Last week, I took my husband up on a challenge/offer of great love. He would take care of everything except going to work for me, I would edit my finished manuscript.
It was an incredible process and a learning experience for me. First, I learned how I write. I’d already done a lot of work on the first two acts. So, I learned that when I edit, I have to do one pass for structure. I have to look at the whole thing, what’s happening, the arc of that act, how it fits in the story, what the characters are doing and how they’re moving toward the turning point at the end of the act. It’s not about a chapter, or a scene; it’s about the whole. The first draft I frame the house; the second draft I hang the drywall, cut out the windows (I can only take this example so far, I’ve never actually built a house); and then another draft to look at scenes and make everything mesh together. I guess it’s actually more like a pyramid. I plan on doing another pass to check that I have a good variety in my sentence structure, plenty of description (for some reason, when I first write, it’s almost all action and dialogue. I don’t think it’s because they come easiest for me, but because they’re hardest, and I’m working on nailing that.)
I learned that I can buckle down, work 8 hours a day, come home, throw in a load of laundry, and work another 6 hours at night. This would drive me insane for a prolonged period, but sometimes writers are called on to suck it up and meet deadline (or so I hear–could be all reading lovely books and sipping cocktails–kidding!). There was a lot of work to be done, but I was able to keep going, and not become intimidated by the sheer amount of it by keeping my eye on my goal. Much like Dori, in Finding Nemo. “Just keep swimming, just keep swimming.” I may tape that to my monitor, except replacing the word “swimming” with “writing.”
I learned that eventually you will become so sick of your own work, you really don’t care who reads it or what they think. I’m pretty sure there’s a small window before the stage fright comes back, but I’ll take what I can get.
I learned that I have a tendency to overwrite. Which sucks, yeah, because I’m going to have to go back (again) and cut like a ruthless serial killer. But, as a person who used to laugh at the idea of writing 100, 000 words of anything, even “All work and no play makes Jack a dull boy,” that’s awesome. I actually wrote (and kept–so far) about 110,000 words. Stephen King says cut ten percent, so that’ll work out fine, gives me a goal, anyway. (Yeah, I don’t know why I have referenced Stephen King twice in this paragraph… dunno). But, hey! I won’t ever have to write filler! Not on purpose, anyway.

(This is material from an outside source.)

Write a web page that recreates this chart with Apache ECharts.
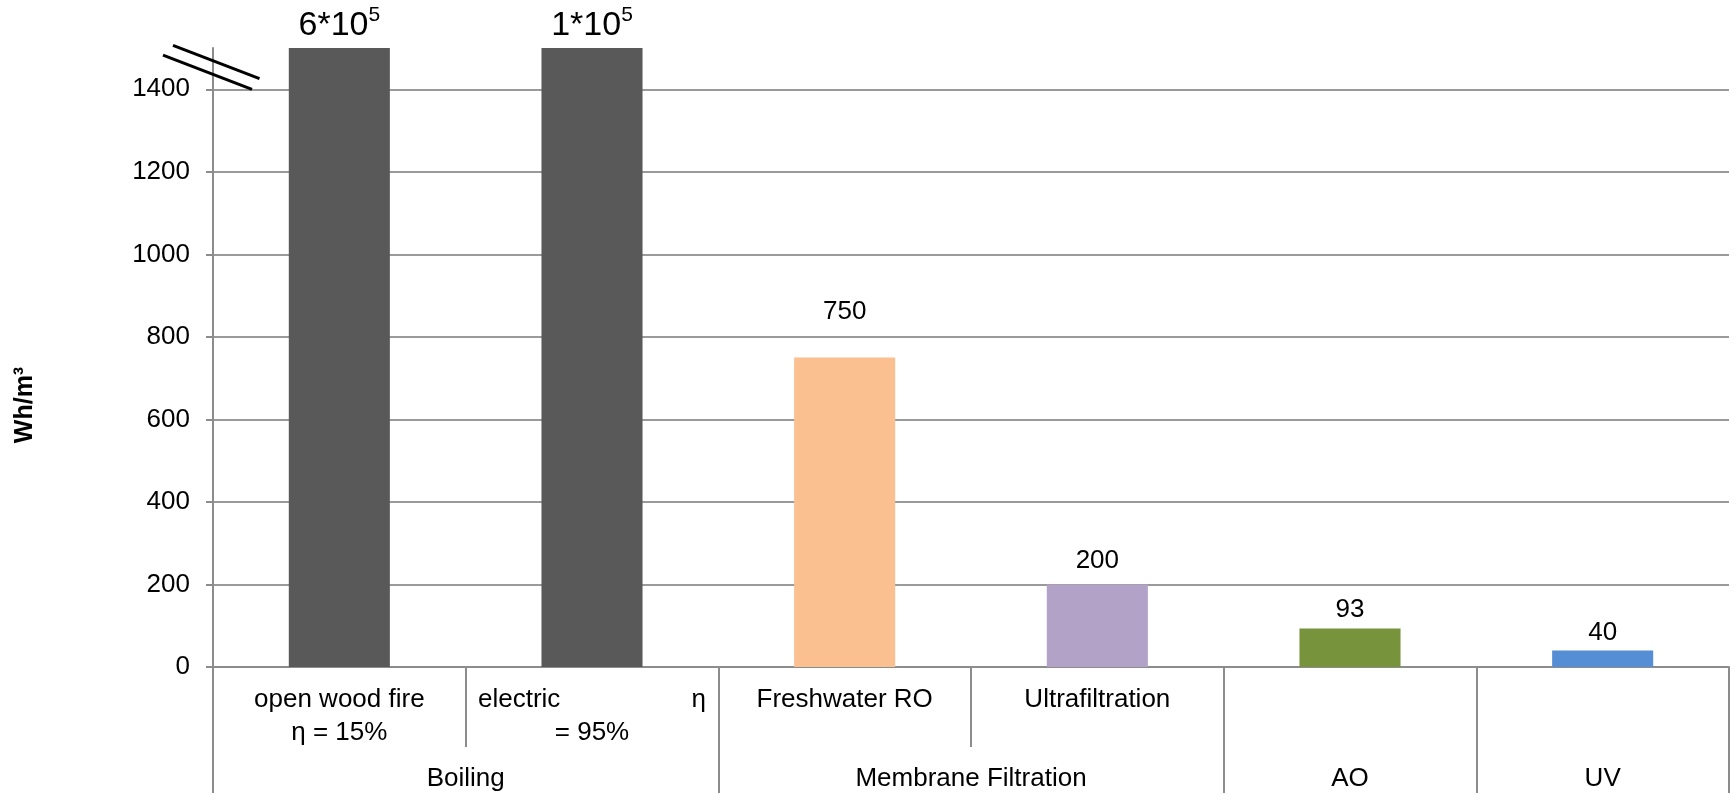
<!DOCTYPE html>
<html>
<head>
<meta charset="utf-8">
<script src="https://cdn.jsdelivr.net/npm/echarts@6/dist/echarts.min.js"></script>
<style>
  html, body { margin: 0; padding: 0; background: #ffffff; }
  #chart { width: 1735px; height: 793px; }
</style>
</head>
<body>
<div id="chart"></div>
<script>
// Energy demand of drinking-water treatment methods (Wh per m³)
const methods      = ['open wood fire', 'electric', 'Freshwater RO', 'Ultrafiltration', '', ''];
const efficiencies = ['η = 15%', 'η = 95%', '', '', '', ''];
const groups       = ['Boiling', 'Boiling', 'Membrane Filtration', 'Membrane Filtration', 'AO', 'UV'];
const energy       = [600000, 100000, 750, 200, 93, 40];
const yTicks       = [0, 200, 400, 600, 800, 1000, 1200, 1400];
const axisTop      = 1500;   // axis is broken above this value

const barColors = ['#595959', '#595959', '#FAC090', '#B3A2C7', '#77933C', '#558ED5'];
const labelDistance = [5, 5, 33, 11, 6, 5];

const FONT = '"Liberation Sans", Arial, Helvetica, sans-serif';
const GRID = { left: 213, right: 6, top: 48, bottom: 126 };
const LINE_GREY = '#8c8c8c';

// contiguous spans of the outer category level
const spans = [];
groups.forEach((g, i) => {
  const last = spans[spans.length - 1];
  if (last && last.name === g) last.end = i + 1;
  else spans.push({ name: g, start: i, end: i + 1 });
});
const groupBounds = [0].concat(spans.map(s => s.end));
const groupCenters = spans.map(s => (s.start + s.end) / 2);

// unique keys for the inner category level
const catKeys = methods.map((m, i) => m || groups[i]);

function innerLabel(value, index) {
  const m = methods[index], e = efficiencies[index];
  if (!m) return '';
  if (!e) return m;
  if (index === 1) {
    const parts = e.split(' ');
    return '{l|' + m + '}{r|' + parts[0] + '}\n{c|' + parts.slice(1).join(' ') + '}';
  }
  return m + '\n' + e;
}

function valueLabel(p) {
  const v = p.value;
  if (v >= 10000) {
    const exp = Math.floor(Math.log10(v));
    const mant = Math.round(v / Math.pow(10, exp));
    return '{m|' + mant + '*10}{e|' + exp + '}';
  }
  return String(v);
}

const chart = echarts.init(document.getElementById('chart'), null, { renderer: 'canvas' });

const option = {
  animation: false,
  backgroundColor: '#ffffff',
  textStyle: { fontFamily: FONT, color: '#000' },
  grid: Object.assign({ containLabel: false, outerBoundsMode: 'none' }, GRID),
  xAxis: [
    {
      type: 'category',
      data: catKeys,
      position: 'bottom',
      axisLine: { show: true, onZero: false, lineStyle: { color: LINE_GREY, width: 2 } },
      axisTick: { show: true, interval: 0, length: 80, lineStyle: { color: LINE_GREY, width: 2 } },
      axisLabel: {
        interval: 0,
        margin: 16,
        fontSize: 26,
        lineHeight: 33,
        color: '#000',
        fontFamily: FONT,
        formatter: innerLabel,
        rich: {
          l: { width: 200, align: 'left', fontSize: 26, lineHeight: 33, fontFamily: FONT, color: '#000' },
          r: { width: 28, align: 'right', fontSize: 26, lineHeight: 33, fontFamily: FONT, color: '#000' },
          c: { fontSize: 26, lineHeight: 33, fontFamily: FONT, color: '#000' }
        }
      },
      splitLine: { show: false }
    },
    {
      type: 'value',
      min: 0,
      max: methods.length,
      position: 'bottom',
      axisLine: { show: false, onZero: false },
      axisTick: { show: true, customValues: groupBounds, length: 126, lineStyle: { color: LINE_GREY, width: 2 } },
      axisLabel: {
        customValues: groupCenters,
        margin: 95,
        fontSize: 26,
        lineHeight: 33,
        color: '#000',
        fontFamily: FONT,
        formatter: v => {
          const s = spans.find(s => Math.abs((s.start + s.end) / 2 - v) < 1e-6);
          return s ? s.name : '';
        }
      },
      splitLine: { show: false }
    }
  ],
  yAxis: {
    type: 'value',
    min: 0,
    max: axisTop,
    interval: 200,
    axisLine: { show: true, lineStyle: { color: LINE_GREY, width: 2 } },
    axisTick: { show: true, length: 7, customValues: yTicks, lineStyle: { color: LINE_GREY, width: 2 } },
    axisLabel: { customValues: yTicks, margin: 23, fontSize: 26, color: '#000', fontFamily: FONT,
                 formatter: v => String(v) },
    splitLine: { show: true, lineStyle: { color: '#9a9a9a', width: 2 } }
  },
  series: [{
    type: 'bar',
    xAxisIndex: 0,
    yAxisIndex: 0,
    clip: true,
    barCategoryGap: '60%',
    data: energy.map((v, i) => ({
      value: v,
      itemStyle: { color: barColors[i] },
      label: { distance: labelDistance[i] }
    })),
    label: {
      show: true,
      position: 'top',
      fontSize: 26,
      lineHeight: 26,
      color: '#000',
      fontFamily: FONT,
      formatter: valueLabel,
      rich: {
        m: { fontSize: 34, lineHeight: 38, verticalAlign: 'bottom', fontFamily: FONT, color: '#000' },
        e: { fontSize: 21, lineHeight: 28, verticalAlign: 'top', fontFamily: FONT, color: '#000' }
      }
    }
  }]
};

chart.setOption(option);

// axis-break marks across the top of the value axis, plus the axis title
const axisX = GRID.left;
const yA = chart.convertToPixel({ yAxisIndex: 0 }, 1469);
const yB = chart.convertToPixel({ yAxisIndex: 0 }, 1436);
const slope = 0.384;
const breakStyle = { stroke: '#000', lineWidth: 3 };

chart.setOption({
  graphic: [
    { type: 'line', silent: true, z: 100,
      shape: { x1: axisX - 40, y1: yA - 40 * slope, x2: axisX + 46.5, y2: yA + 46.5 * slope },
      style: breakStyle },
    { type: 'line', silent: true, z: 100,
      shape: { x1: axisX - 50, y1: yB - 50 * slope, x2: axisX + 39, y2: yB + 39 * slope },
      style: breakStyle },
    { type: 'text', silent: true, x: 25, y: 405, rotation: Math.PI / 2,
      style: { text: 'Wh/m³', fontSize: 25, fontWeight: 'bold', fontFamily: FONT, fill: '#000',
               align: 'center', verticalAlign: 'middle' } }
  ]
});
</script>
</body>
</html>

I learned that I am a writer. And I am fabulous. Not necessarily both at the same time, but still. I really believe you should write for yourself, first. It’s just too hard to not be writing what you love to read. In between those times that you want to bang your head on the desk or toss the monitor, you deserve to be in love with your story. I love my story. I love writing. Everything else, anything else? It’s just gravy on my mashed potatoes, baby.